Tra i tronchi di abeti mi sono sentito di nuovo libero. Ho potuto perdermi, spogliarmi, senza nessuno lì a guardarmi. Mi ci sono sdraiato come in un bellissimo salotto. E ho percorso le strade di sempre, e anche di nuove. Ho scoperto che la mia montagna è fatta di fiori, lattine di birra, rami, amore racchiuso in bustine di plastica, rocce, amici, laghi. Un intreccio tra me e la natura.
E poi c’è il mio momento preferito. Mi siedo sulla cima, non importa di quale montagna, purché sia il punto più alto. C’è il sole che cade dietro alla vetta e il cielo si tinge di arancione, prima di diventare blu e allora appaiono tantissime stelle, che è incredibile vedere quante sono. Un mondo ancora più grande del nostro, quello lassù. Mi piace affacciarmi sulla valle, vedere le macchine piccole piccole che silenziose vanno avanti e indietro. Le vie sono regolari come tracciate da una grande squadra e le luminarie creano un grande flipper. Da piccolo ne avevo uno simile. E le persone smettono di esistere, troppo occupate laggiù, a vivere la loro storia.

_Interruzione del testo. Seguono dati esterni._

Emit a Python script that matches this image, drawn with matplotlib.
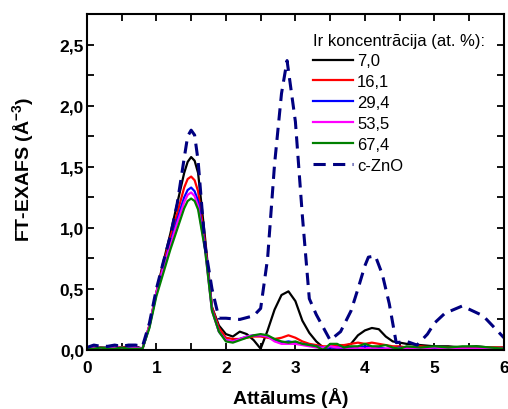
import numpy as np
import matplotlib
matplotlib.use("Agg")
import matplotlib.pyplot as plt

plt.rcParams['font.family'] = ['Liberation Sans', 'DejaVu Sans']
plt.rcParams['mathtext.fontset'] = 'custom'
plt.rcParams['mathtext.rm'] = 'Liberation Sans'
plt.rcParams['mathtext.it'] = 'Liberation Sans'

# distance grid for the measured samples (Å)
r = [0, 0.1, 0.2, 0.3, 0.4, 0.5, 0.6, 0.7, 0.8, 0.9, 1.0, 1.1, 1.2, 1.3, 1.4,
     1.45, 1.5, 1.55, 1.6, 1.7, 1.8, 1.9, 2.0, 2.1, 2.2, 2.3, 2.4, 2.5, 2.6,
     2.7, 2.8, 2.9, 3.0, 3.1, 3.2, 3.3, 3.4, 3.5, 3.6, 3.7, 3.8, 3.9, 4.0, 4.1,
     4.2, 4.3, 4.4, 4.5, 4.6, 4.8, 5.0, 5.2, 5.4, 5.6, 5.8, 6.0]

ir_7_0 = [0.01, 0.03, 0.02, 0.02, 0.03, 0.02, 0.03, 0.03, 0.01, 0.20, 0.47,
          0.72, 0.95, 1.20, 1.45, 1.54, 1.58, 1.55, 1.45, 0.92, 0.35, 0.20,
          0.13, 0.11, 0.15, 0.13, 0.08, 0.01, 0.16, 0.33, 0.45, 0.48, 0.40,
          0.24, 0.14, 0.07, 0.02, 0.02, 0.02, 0.03, 0.05, 0.12, 0.16, 0.18,
          0.17, 0.11, 0.07, 0.06, 0.05, 0.04, 0.03, 0.03, 0.02, 0.03, 0.02, 0.02]
ir_16_1 = [0.01, 0.02, 0.02, 0.01, 0.02, 0.02, 0.02, 0.02, 0.01, 0.20, 0.47,
           0.70, 0.92, 1.12, 1.33, 1.40, 1.42, 1.39, 1.30, 0.88, 0.35, 0.18,
           0.10, 0.09, 0.09, 0.10, 0.11, 0.11, 0.10, 0.09, 0.10, 0.12, 0.10,
           0.07, 0.05, 0.04, 0.03, 0.03, 0.04, 0.04, 0.05, 0.06, 0.05, 0.06,
           0.05, 0.04, 0.03, 0.03, 0.02, 0.03, 0.02, 0.02, 0.02, 0.02, 0.02, 0.02]
ir_29_4 = [0.01, 0.02, 0.01, 0.02, 0.02, 0.01, 0.02, 0.02, 0.01, 0.19, 0.46,
           0.68, 0.88, 1.07, 1.25, 1.31, 1.33, 1.30, 1.22, 0.85, 0.33, 0.15,
           0.08, 0.07, 0.09, 0.11, 0.12, 0.12, 0.11, 0.08, 0.06, 0.07, 0.06,
           0.05, 0.04, 0.03, 0.02, 0.02, 0.02, 0.01, 0.02, 0.02, 0.03, 0.02,
           0.02, 0.01, 0.01, 0.02, 0.01, 0.01, 0.01, 0.01, 0.01, 0.01, 0.01, 0.01]
ir_53_5 = [0.01, 0.02, 0.02, 0.01, 0.02, 0.02, 0.01, 0.02, 0.01, 0.20, 0.47,
           0.67, 0.86, 1.04, 1.21, 1.27, 1.29, 1.26, 1.18, 0.83, 0.32, 0.15,
           0.08, 0.07, 0.09, 0.11, 0.12, 0.12, 0.11, 0.07, 0.05, 0.05, 0.05,
           0.04, 0.03, 0.02, 0.02, 0.03, 0.02, 0.02, 0.01, 0.02, 0.01, 0.02,
           0.01, 0.01, 0.02, 0.01, 0.01, 0.01, 0.02, 0.01, 0.01, 0.01, 0.01, 0.01]
ir_67_4 = [0.01, 0.01, 0.02, 0.01, 0.01, 0.02, 0.01, 0.01, 0.01, 0.18, 0.44,
           0.63, 0.82, 0.99, 1.16, 1.22, 1.24, 1.22, 1.15, 0.82, 0.32, 0.15,
           0.07, 0.06, 0.08, 0.10, 0.12, 0.13, 0.12, 0.09, 0.07, 0.06, 0.07,
           0.05, 0.04, 0.03, 0.00, 0.05, 0.05, 0.02, 0.03, 0.03, 0.05, 0.03,
           0.03, 0.04, 0.02, 0.01, 0.03, 0.02, 0.03, 0.02, 0.03, 0.03, 0.02, 0.01]

# reference c-ZnO
r_zno = [0, 0.1, 0.2, 0.3, 0.4, 0.5, 0.6, 0.7, 0.8, 0.9, 1.0, 1.1, 1.2, 1.3,
         1.4, 1.45, 1.5, 1.55, 1.6, 1.7, 1.8, 1.9, 2.0, 2.2, 2.4, 2.5, 2.6,
         2.7, 2.8, 2.88, 3.0, 3.1, 3.2, 3.3, 3.5, 3.65, 3.8, 3.9, 4.0, 4.05,
         4.15, 4.25, 4.35, 4.45, 4.6, 4.75, 4.9, 5.0, 5.15, 5.4, 5.7, 5.9, 6.0]
c_zno = [0.02, 0.04, 0.03, 0.03, 0.04, 0.03, 0.04, 0.04, 0.03, 0.22, 0.50,
         0.72, 0.93, 1.20, 1.57, 1.75, 1.80, 1.76, 1.55, 0.85, 0.50, 0.26,
         0.26, 0.25, 0.28, 0.34, 0.75, 1.52, 2.10, 2.37, 1.87, 1.10, 0.42,
         0.29, 0.08, 0.15, 0.32, 0.50, 0.69, 0.76, 0.77, 0.62, 0.38, 0.06,
         0.07, 0.04, 0.13, 0.22, 0.30, 0.36, 0.28, 0.16, 0.10]

labels = ['7,0', '16,1', '29,4', '53,5', '67,4']
colors = ['black', 'red', 'blue', 'magenta', 'green']
series = [ir_7_0, ir_16_1, ir_29_4, ir_53_5, ir_67_4]

fig = plt.figure(figsize=(5.08, 4.10), dpi=100)
ax = fig.add_axes([0.171, 0.144, 0.821, 0.819])

for y, c, lab in zip(series, colors, labels):
    ax.plot(r, y, color=c, lw=1.6, label=lab)
ax.plot(r_zno, c_zno, color='#000080', lw=2.2, ls=(0, (4, 2.4)), label='c-ZnO')

ax.set_xlim(0, 6)
ax.set_ylim(0, 2.75)
ax.set_xticks(np.arange(0, 6.1, 1))
ax.set_xticks(np.arange(0, 6.1, 0.5), minor=True)
ax.set_yticks(np.arange(0, 2.6, 0.5))
ax.set_yticks(np.arange(0, 2.76, 0.25), minor=True)
ax.set_xticklabels([f'{v:.0f}' for v in np.arange(0, 6.1, 1)])
ax.set_yticklabels([f'{v:.1f}'.replace('.', ',') for v in np.arange(0, 2.6, 0.5)])

ax.tick_params(which='both', direction='in', top=True, right=True, width=1.3)
ax.tick_params(which='major', length=5, labelsize=12.5)
ax.tick_params(which='minor', length=5)
ax.tick_params(axis='x', which='major', pad=7)
ax.tick_params(axis='y', which='major', pad=2)
for lb in ax.get_xticklabels() + ax.get_yticklabels():
    lb.set_fontweight('bold')
for sp in ax.spines.values():
    sp.set_linewidth(1.5)

ax.set_xlabel(r'Attālums $\mathregular{(Å)}$', fontsize=14, fontweight='bold')
ax.set_ylabel(r'FT-EXAFS $\mathregular{(Å^{-3})}$', fontsize=14, fontweight='bold')
ax.xaxis.set_label_coords(0.487, -0.105)
ax.yaxis.set_label_coords(-0.123, 0.54)

leg = ax.legend(title='Ir koncentrācija (at. %):', loc='upper left',
                bbox_to_anchor=(0.542, 0.945), frameon=False, fontsize=12,
                title_fontsize=12, handlelength=2.4, handletextpad=0.25,
                labelspacing=0.35, borderpad=0, borderaxespad=0,
                alignment='left')

fig.savefig('out.png', dpi=100)
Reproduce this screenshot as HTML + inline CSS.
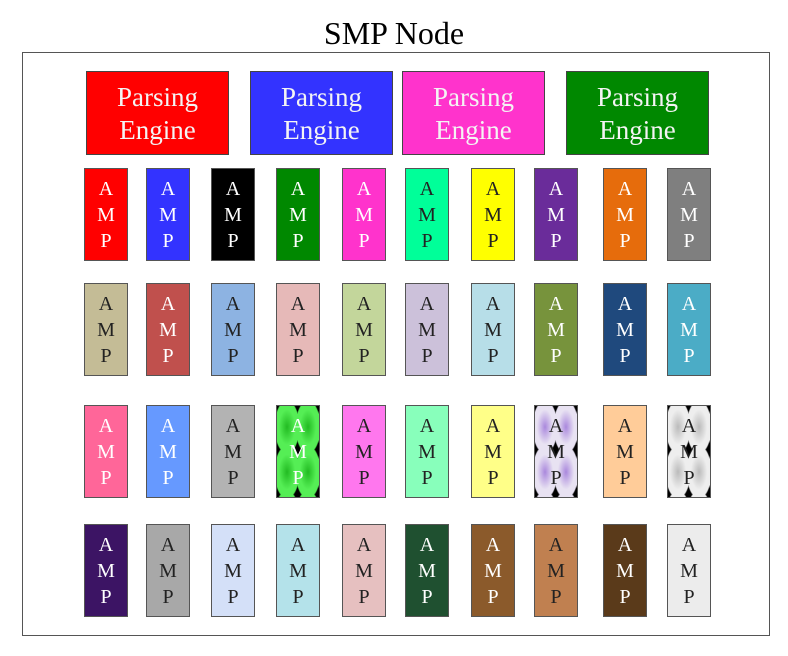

Mentre scrivo questa breve lettera d’amore alla montagna, guardo fuori dalla finestra la prima neve cadere.
SUGGESTIONI PER IL GIORNO NOVE
*Cartolina Schönes Sauerland
Da uno scambio epistolare con un amico conosciuto a Berlino. Anche lui è originario di un ambiente alpino, della regione germanica Sauerland. Nella cartolina racconta le Dolomiti, così come lui le ha vissute.
*Fate, testo e illustrazioni di Brian Froud e Alan Lee, a cura di David Larkin (Rizzoli)
Un grande libro sul regno delle fate. Pubblicato nel 1978, mia nonna lo regalò a mia madre, che lo regalò a me, influenzando il mio immaginario. Fate, folletti, elfi e coboldi erano proprio come quelli disegnati qui dentro e, da quello che sapevo, le montagne e le foreste ne erano piene. Così, con mia madre, andavamo per folletti, e non per funghi.
* Cabinet de curiosités dolomitiques, Anna Quinz in MORENESS 01 – Above the Tree Line
Una breve storia della costruzione dell’immagine (e dell’immaginario) della montagna, attraverso l’evoluzione delle cartoline, dei poster e dei souvenir. Un viaggio tra narrazioni turistiche e ricordi privati, seguendo il filo rosso della collezione personale di oggetti di montagna dell’autrice.